Thursday’s meeting is scheduled an hour before the community’s parade for the Independence Day holiday. Thursdays work best for this assembly in the summertime, with over half working jobs in or connected to the commercial fishing industry. Assembly member Kurt Wohlhueter filled in to run a meeting in June and explained the change.
“Those of us that fish, the openings are usually Sunday through Wednesday and so then we come back to town, kind of regroup on a Thursday, Friday then leave Saturday to get back on the grounds again,” Wohlhueter said. “That was the pretense for moving it to Thursdays during the summertime.”
The proposed supplemental property tax would be only for property owners within service area one, the old city of Petersburg, and not for land owners in the greater borough. Money raised from that tax would go to pay off additional bond debt for the swimming pool and school projects. For years, the state has sent reimbursement payments to the borough for some of the cost of those construction projects. Governor Dunleavy Friday announced he was cutting those payments in half.
“Whether it’s taxes, whether it’s reductions, I think everyone realizes that there’s no easy way out of this or we would have found the easy way,” Dunleavy said at a Friday press conference. “But I believe that the communities are going to have to make the decision on how they’re going to deal with that.”

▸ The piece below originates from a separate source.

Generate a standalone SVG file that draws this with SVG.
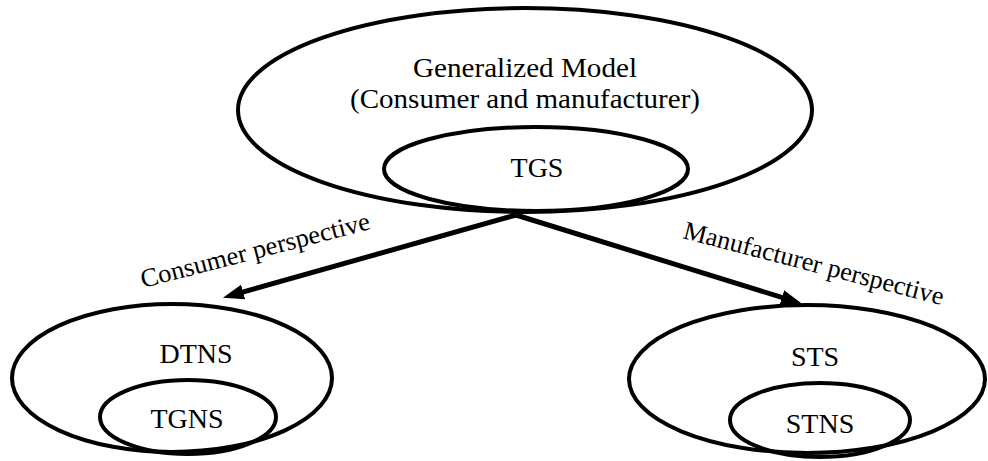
<svg xmlns="http://www.w3.org/2000/svg" width="988" height="461" viewBox="0 0 988 461">
  <style>
    .shape { fill: none; stroke: #000; stroke-width: 4; }
    .label { font-family: "Liberation Serif", "Times New Roman", serif; font-size: 28px; fill: #000; text-anchor: middle; }
    .edge-label { font-family: "Liberation Serif", "Times New Roman", serif; font-size: 26px; fill: #000; }
    .edge { stroke: #000; stroke-width: 5; fill: none; marker-end: url(#head); }
  </style>
  <defs>
    <marker id="head" markerUnits="userSpaceOnUse" viewBox="0 -9 24 18" refX="10" refY="0" markerWidth="24" markerHeight="18" orient="auto">
      <path d="M0,-7.5 L21,0 L0,7.5 z" fill="#000"/>
    </marker>
  </defs>
  <rect width="988" height="461" fill="#fff"/>

  <!-- top: generalized model containing TGS -->
  <g id="generalized-model">
    <ellipse class="shape" cx="525" cy="110" rx="287" ry="102"/>
    <text class="label" x="525" y="77" textLength="224" lengthAdjust="spacingAndGlyphs">Generalized Model</text>
    <text class="label" x="525" y="108" textLength="350" lengthAdjust="spacingAndGlyphs">(Consumer and manufacturer)</text>
  </g>
  <g id="tgs">
    <ellipse class="shape" cx="536" cy="169" rx="152" ry="42"/>
    <text class="label" x="537" y="177">TGS</text>
  </g>

  <!-- bottom left: DTNS containing TGNS -->
  <g id="dtns">
    <ellipse class="shape" cx="172" cy="378" rx="160" ry="74"/>
    <text class="label" x="196" y="363">DTNS</text>
  </g>
  <g id="tgns">
    <ellipse class="shape" cx="188" cy="417" rx="88" ry="37"/>
    <text class="label" x="187" y="428">TGNS</text>
  </g>

  <!-- bottom right: STS containing STNS -->
  <g id="sts">
    <ellipse class="shape" cx="807" cy="379" rx="178" ry="74"/>
    <text class="label" x="815" y="366">STS</text>
  </g>
  <g id="stns">
    <ellipse class="shape" cx="820" cy="420" rx="90" ry="37"/>
    <text class="label" x="820" y="433">STNS</text>
  </g>

  <!-- connectors -->
  <g id="connectors">
    <line class="edge" x1="516" y1="215" x2="233.5" y2="294.7"/>
    <line class="edge" x1="516" y1="215" x2="791.5" y2="300.4"/>
    <text class="edge-label" transform="translate(143,288) rotate(-14.5)" textLength="236" lengthAdjust="spacingAndGlyphs">Consumer perspective</text>
    <text class="edge-label" transform="translate(682,238) rotate(14.5)" textLength="268" lengthAdjust="spacingAndGlyphs">Manufacturer perspective</text>
  </g>
</svg>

The supplemental tax levy would be on top of a small increase the assembly approved in late June. Combined that would mean a total increase of eight percent over the tax rate from last year. Tax bills would go up a total of 92 dollars for every hundred thousand dollars of assessed value. The borough has waited to send out property tax bills until the assembly makes this decision.
As for other options, the borough could pay off the additional bond debt from other accounts but would then have to repay that the following year. Or the assembly could vote to cut services to make up for the lost state payment.
The bonds cover construction of the swimming pool and an expansion of the vocational education building at the high school. Voters approved those bonds in late 2004. That was also the year voters approved bonding to do major renovations in all three school buildings, also subject to that state reimbursement. One interesting note about that vote – the city had to redo the election after an attorney discovered the city had not put language in the first ballot question in 2003 about picking up the full cost of the project if the state stopped these payments.
The borough is scheduled to pay off one of the swimming pool bonds in 2020, but other bonds for that project are on the books for another six years. The school renovations and voc ed expansion will be paid off in 2024 and 2025.
The meeting is Thursday, July 4th at 10 a.m. in borough assembly chambers. KFSK will broadcast the meeting live.